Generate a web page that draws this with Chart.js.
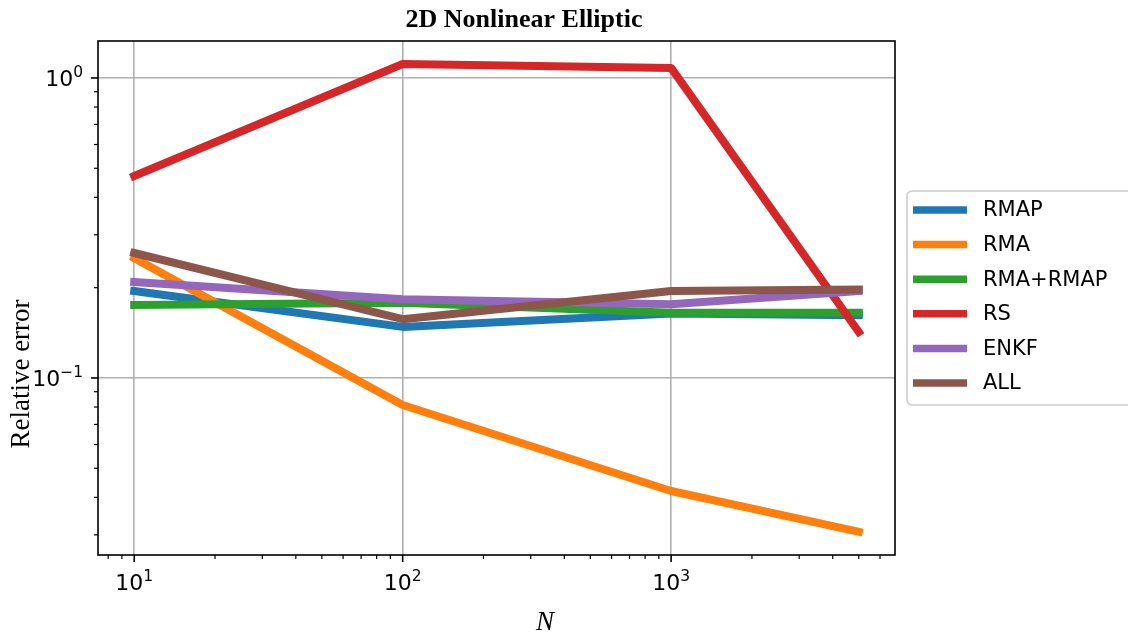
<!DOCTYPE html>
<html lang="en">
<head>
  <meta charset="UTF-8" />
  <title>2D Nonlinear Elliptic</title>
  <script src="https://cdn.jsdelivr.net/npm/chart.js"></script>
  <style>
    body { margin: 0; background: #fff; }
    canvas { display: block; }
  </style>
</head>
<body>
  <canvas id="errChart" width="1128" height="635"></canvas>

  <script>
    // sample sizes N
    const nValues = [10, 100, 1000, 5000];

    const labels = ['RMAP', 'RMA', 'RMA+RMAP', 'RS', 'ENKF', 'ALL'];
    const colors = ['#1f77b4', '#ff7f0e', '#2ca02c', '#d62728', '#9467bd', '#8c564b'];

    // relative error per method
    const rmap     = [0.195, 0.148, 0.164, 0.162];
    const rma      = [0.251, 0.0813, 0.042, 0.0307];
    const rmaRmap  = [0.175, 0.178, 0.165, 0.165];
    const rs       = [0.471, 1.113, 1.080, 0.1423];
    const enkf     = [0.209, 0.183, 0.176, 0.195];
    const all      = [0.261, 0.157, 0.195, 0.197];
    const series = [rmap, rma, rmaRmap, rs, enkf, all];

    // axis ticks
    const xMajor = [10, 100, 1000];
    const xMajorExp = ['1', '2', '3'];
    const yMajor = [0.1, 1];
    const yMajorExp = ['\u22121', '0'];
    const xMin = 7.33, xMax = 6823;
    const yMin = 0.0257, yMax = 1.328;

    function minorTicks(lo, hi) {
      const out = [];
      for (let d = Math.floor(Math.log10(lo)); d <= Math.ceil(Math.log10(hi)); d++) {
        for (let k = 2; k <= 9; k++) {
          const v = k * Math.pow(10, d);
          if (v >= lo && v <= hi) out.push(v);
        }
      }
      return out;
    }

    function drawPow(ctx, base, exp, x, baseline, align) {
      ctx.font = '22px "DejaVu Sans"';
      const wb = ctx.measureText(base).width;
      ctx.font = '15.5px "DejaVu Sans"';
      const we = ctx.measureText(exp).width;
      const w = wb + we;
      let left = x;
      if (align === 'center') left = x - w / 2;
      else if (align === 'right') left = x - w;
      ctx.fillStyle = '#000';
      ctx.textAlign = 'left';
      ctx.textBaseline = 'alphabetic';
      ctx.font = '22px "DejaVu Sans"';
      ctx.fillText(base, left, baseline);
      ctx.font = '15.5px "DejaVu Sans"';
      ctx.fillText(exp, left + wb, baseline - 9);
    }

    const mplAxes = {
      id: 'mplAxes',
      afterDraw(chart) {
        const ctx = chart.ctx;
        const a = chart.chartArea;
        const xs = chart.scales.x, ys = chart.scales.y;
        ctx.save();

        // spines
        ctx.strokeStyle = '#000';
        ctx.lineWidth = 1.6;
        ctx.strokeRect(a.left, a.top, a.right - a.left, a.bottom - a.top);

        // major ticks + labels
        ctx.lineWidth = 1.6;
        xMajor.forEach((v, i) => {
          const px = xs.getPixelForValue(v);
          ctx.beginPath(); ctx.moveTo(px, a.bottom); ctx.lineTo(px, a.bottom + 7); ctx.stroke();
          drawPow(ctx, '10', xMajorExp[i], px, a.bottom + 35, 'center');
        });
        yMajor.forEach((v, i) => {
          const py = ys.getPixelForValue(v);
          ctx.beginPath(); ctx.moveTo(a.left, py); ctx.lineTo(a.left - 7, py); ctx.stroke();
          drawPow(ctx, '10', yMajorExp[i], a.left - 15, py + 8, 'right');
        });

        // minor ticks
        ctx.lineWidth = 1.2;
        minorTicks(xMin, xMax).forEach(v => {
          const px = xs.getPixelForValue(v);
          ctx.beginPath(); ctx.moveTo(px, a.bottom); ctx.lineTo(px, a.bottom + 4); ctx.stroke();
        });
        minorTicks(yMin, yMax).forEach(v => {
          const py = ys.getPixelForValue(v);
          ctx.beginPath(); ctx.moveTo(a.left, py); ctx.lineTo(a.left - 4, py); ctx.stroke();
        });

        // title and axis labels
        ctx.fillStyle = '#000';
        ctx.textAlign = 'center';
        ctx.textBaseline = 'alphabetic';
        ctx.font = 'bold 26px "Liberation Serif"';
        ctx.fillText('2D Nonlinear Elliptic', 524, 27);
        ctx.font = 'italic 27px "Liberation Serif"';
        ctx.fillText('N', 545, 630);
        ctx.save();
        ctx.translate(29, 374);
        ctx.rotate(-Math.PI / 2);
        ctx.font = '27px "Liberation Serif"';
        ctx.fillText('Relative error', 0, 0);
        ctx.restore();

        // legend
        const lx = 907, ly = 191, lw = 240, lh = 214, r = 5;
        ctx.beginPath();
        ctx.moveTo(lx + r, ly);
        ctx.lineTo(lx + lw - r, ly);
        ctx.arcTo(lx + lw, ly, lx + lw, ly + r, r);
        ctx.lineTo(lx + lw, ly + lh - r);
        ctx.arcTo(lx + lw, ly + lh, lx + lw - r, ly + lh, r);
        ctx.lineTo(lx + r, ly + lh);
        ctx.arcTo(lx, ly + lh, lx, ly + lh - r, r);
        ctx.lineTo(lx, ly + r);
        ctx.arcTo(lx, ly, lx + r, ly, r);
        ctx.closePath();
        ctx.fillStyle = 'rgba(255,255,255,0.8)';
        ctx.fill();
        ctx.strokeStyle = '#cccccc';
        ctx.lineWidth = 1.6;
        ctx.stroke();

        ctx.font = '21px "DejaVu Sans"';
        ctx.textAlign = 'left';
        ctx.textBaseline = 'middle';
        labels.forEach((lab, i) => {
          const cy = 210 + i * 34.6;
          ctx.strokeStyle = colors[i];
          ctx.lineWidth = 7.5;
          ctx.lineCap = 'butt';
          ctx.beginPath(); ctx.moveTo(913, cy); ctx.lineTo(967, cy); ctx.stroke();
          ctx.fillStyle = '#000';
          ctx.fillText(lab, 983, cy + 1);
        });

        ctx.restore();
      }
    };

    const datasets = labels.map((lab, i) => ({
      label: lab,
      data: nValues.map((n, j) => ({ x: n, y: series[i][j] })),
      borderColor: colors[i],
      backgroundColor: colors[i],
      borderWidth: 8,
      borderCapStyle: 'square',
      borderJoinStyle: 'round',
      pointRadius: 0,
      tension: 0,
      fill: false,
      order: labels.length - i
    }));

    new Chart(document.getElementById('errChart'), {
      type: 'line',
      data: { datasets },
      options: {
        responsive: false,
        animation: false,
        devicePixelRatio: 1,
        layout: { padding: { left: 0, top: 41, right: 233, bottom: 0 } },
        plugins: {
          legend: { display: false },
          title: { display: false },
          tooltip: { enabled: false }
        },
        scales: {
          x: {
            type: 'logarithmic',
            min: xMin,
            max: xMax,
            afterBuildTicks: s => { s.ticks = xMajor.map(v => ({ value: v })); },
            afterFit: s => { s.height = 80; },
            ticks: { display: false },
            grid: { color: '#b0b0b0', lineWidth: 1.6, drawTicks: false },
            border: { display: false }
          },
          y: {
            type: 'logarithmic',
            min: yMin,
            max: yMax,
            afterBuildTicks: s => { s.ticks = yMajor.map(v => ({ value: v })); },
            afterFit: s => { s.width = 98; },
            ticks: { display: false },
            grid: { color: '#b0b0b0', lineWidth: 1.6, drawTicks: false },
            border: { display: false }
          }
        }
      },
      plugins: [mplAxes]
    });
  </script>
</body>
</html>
........
__The problem__
Give an exact reproduction of every line, leaving out any picture.

__Task output__
Generate a web page that draws this with Chart.js.
<!DOCTYPE html>
<html lang="en">
<head>
  <meta charset="UTF-8" />
  <title>2D Nonlinear Elliptic</title>
  <script src="https://cdn.jsdelivr.net/npm/chart.js"></script>
  <style>
    body { margin: 0; background: #fff; }
    canvas { display: block; }
  </style>
</head>
<body>
  <canvas id="errChart" width="1128" height="635"></canvas>

  <script>
    // sample sizes N
    const nValues = [10, 100, 1000, 5000];

    const labels = ['RMAP', 'RMA', 'RMA+RMAP', 'RS', 'ENKF', 'ALL'];
    const colors = ['#1f77b4', '#ff7f0e', '#2ca02c', '#d62728', '#9467bd', '#8c564b'];

    // relative error per method
    const rmap     = [0.195, 0.148, 0.164, 0.162];
    const rma      = [0.251, 0.0813, 0.042, 0.0307];
    const rmaRmap  = [0.175, 0.178, 0.165, 0.165];
    const rs       = [0.471, 1.113, 1.080, 0.1423];
    const enkf     = [0.209, 0.183, 0.176, 0.195];
    const all      = [0.261, 0.157, 0.195, 0.197];
    const series = [rmap, rma, rmaRmap, rs, enkf, all];

    // axis ticks
    const xMajor = [10, 100, 1000];
    const xMajorExp = ['1', '2', '3'];
    const yMajor = [0.1, 1];
    const yMajorExp = ['\u22121', '0'];
    const xMin = 7.33, xMax = 6823;
    const yMin = 0.0257, yMax = 1.328;

    function minorTicks(lo, hi) {
      const out = [];
      for (let d = Math.floor(Math.log10(lo)); d <= Math.ceil(Math.log10(hi)); d++) {
        for (let k = 2; k <= 9; k++) {
          const v = k * Math.pow(10, d);
          if (v >= lo && v <= hi) out.push(v);
        }
      }
      return out;
    }

    function drawPow(ctx, base, exp, x, baseline, align) {
      ctx.font = '22px "DejaVu Sans"';
      const wb = ctx.measureText(base).width;
      ctx.font = '15.5px "DejaVu Sans"';
      const we = ctx.measureText(exp).width;
      const w = wb + we;
      let left = x;
      if (align === 'center') left = x - w / 2;
      else if (align === 'right') left = x - w;
      ctx.fillStyle = '#000';
      ctx.textAlign = 'left';
      ctx.textBaseline = 'alphabetic';
      ctx.font = '22px "DejaVu Sans"';
      ctx.fillText(base, left, baseline);
      ctx.font = '15.5px "DejaVu Sans"';
      ctx.fillText(exp, left + wb, baseline - 9);
    }

    const mplAxes = {
      id: 'mplAxes',
      afterDraw(chart) {
        const ctx = chart.ctx;
        const a = chart.chartArea;
        const xs = chart.scales.x, ys = chart.scales.y;
        ctx.save();

        // spines
        ctx.strokeStyle = '#000';
        ctx.lineWidth = 1.6;
        ctx.strokeRect(a.left, a.top, a.right - a.left, a.bottom - a.top);

        // major ticks + labels
        ctx.lineWidth = 1.6;
        xMajor.forEach((v, i) => {
          const px = xs.getPixelForValue(v);
          ctx.beginPath(); ctx.moveTo(px, a.bottom); ctx.lineTo(px, a.bottom + 7); ctx.stroke();
          drawPow(ctx, '10', xMajorExp[i], px, a.bottom + 35, 'center');
        });
        yMajor.forEach((v, i) => {
          const py = ys.getPixelForValue(v);
          ctx.beginPath(); ctx.moveTo(a.left, py); ctx.lineTo(a.left - 7, py); ctx.stroke();
          drawPow(ctx, '10', yMajorExp[i], a.left - 15, py + 8, 'right');
        });

        // minor ticks
        ctx.lineWidth = 1.2;
        minorTicks(xMin, xMax).forEach(v => {
          const px = xs.getPixelForValue(v);
          ctx.beginPath(); ctx.moveTo(px, a.bottom); ctx.lineTo(px, a.bottom + 4); ctx.stroke();
        });
        minorTicks(yMin, yMax).forEach(v => {
          const py = ys.getPixelForValue(v);
          ctx.beginPath(); ctx.moveTo(a.left, py); ctx.lineTo(a.left - 4, py); ctx.stroke();
        });

        // title and axis labels
        ctx.fillStyle = '#000';
        ctx.textAlign = 'center';
        ctx.textBaseline = 'alphabetic';
        ctx.font = 'bold 26px "Liberation Serif"';
        ctx.fillText('2D Nonlinear Elliptic', 524, 27);
        ctx.font = 'italic 27px "Liberation Serif"';
        ctx.fillText('N', 545, 630);
        ctx.save();
        ctx.translate(29, 374);
        ctx.rotate(-Math.PI / 2);
        ctx.font = '27px "Liberation Serif"';
        ctx.fillText('Relative error', 0, 0);
        ctx.restore();

        // legend
        const lx = 907, ly = 191, lw = 240, lh = 214, r = 5;
        ctx.beginPath();
        ctx.moveTo(lx + r, ly);
        ctx.lineTo(lx + lw - r, ly);
        ctx.arcTo(lx + lw, ly, lx + lw, ly + r, r);
        ctx.lineTo(lx + lw, ly + lh - r);
        ctx.arcTo(lx + lw, ly + lh, lx + lw - r, ly + lh, r);
        ctx.lineTo(lx + r, ly + lh);
        ctx.arcTo(lx, ly + lh, lx, ly + lh - r, r);
        ctx.lineTo(lx, ly + r);
        ctx.arcTo(lx, ly, lx + r, ly, r);
        ctx.closePath();
        ctx.fillStyle = 'rgba(255,255,255,0.8)';
        ctx.fill();
        ctx.strokeStyle = '#cccccc';
        ctx.lineWidth = 1.6;
        ctx.stroke();

        ctx.font = '21px "DejaVu Sans"';
        ctx.textAlign = 'left';
        ctx.textBaseline = 'middle';
        labels.forEach((lab, i) => {
          const cy = 210 + i * 34.6;
          ctx.strokeStyle = colors[i];
          ctx.lineWidth = 7.5;
          ctx.lineCap = 'butt';
          ctx.beginPath(); ctx.moveTo(913, cy); ctx.lineTo(967, cy); ctx.stroke();
          ctx.fillStyle = '#000';
          ctx.fillText(lab, 983, cy + 1);
        });

        ctx.restore();
      }
    };

    const datasets = labels.map((lab, i) => ({
      label: lab,
      data: nValues.map((n, j) => ({ x: n, y: series[i][j] })),
      borderColor: colors[i],
      backgroundColor: colors[i],
      borderWidth: 8,
      borderCapStyle: 'square',
      borderJoinStyle: 'round',
      pointRadius: 0,
      tension: 0,
      fill: false,
      order: labels.length - i
    }));

    new Chart(document.getElementById('errChart'), {
      type: 'line',
      data: { datasets },
      options: {
        responsive: false,
        animation: false,
        devicePixelRatio: 1,
        layout: { padding: { left: 0, top: 41, right: 233, bottom: 0 } },
        plugins: {
          legend: { display: false },
          title: { display: false },
          tooltip: { enabled: false }
        },
        scales: {
          x: {
            type: 'logarithmic',
            min: xMin,
            max: xMax,
            afterBuildTicks: s => { s.ticks = xMajor.map(v => ({ value: v })); },
            afterFit: s => { s.height = 80; },
            ticks: { display: false },
            grid: { color: '#b0b0b0', lineWidth: 1.6, drawTicks: false },
            border: { display: false }
          },
          y: {
            type: 'logarithmic',
            min: yMin,
            max: yMax,
            afterBuildTicks: s => { s.ticks = yMajor.map(v => ({ value: v })); },
            afterFit: s => { s.width = 98; },
            ticks: { display: false },
            grid: { color: '#b0b0b0', lineWidth: 1.6, drawTicks: false },
            border: { display: false }
          }
        }
      },
      plugins: [mplAxes]
    });
  </script>
</body>
</html>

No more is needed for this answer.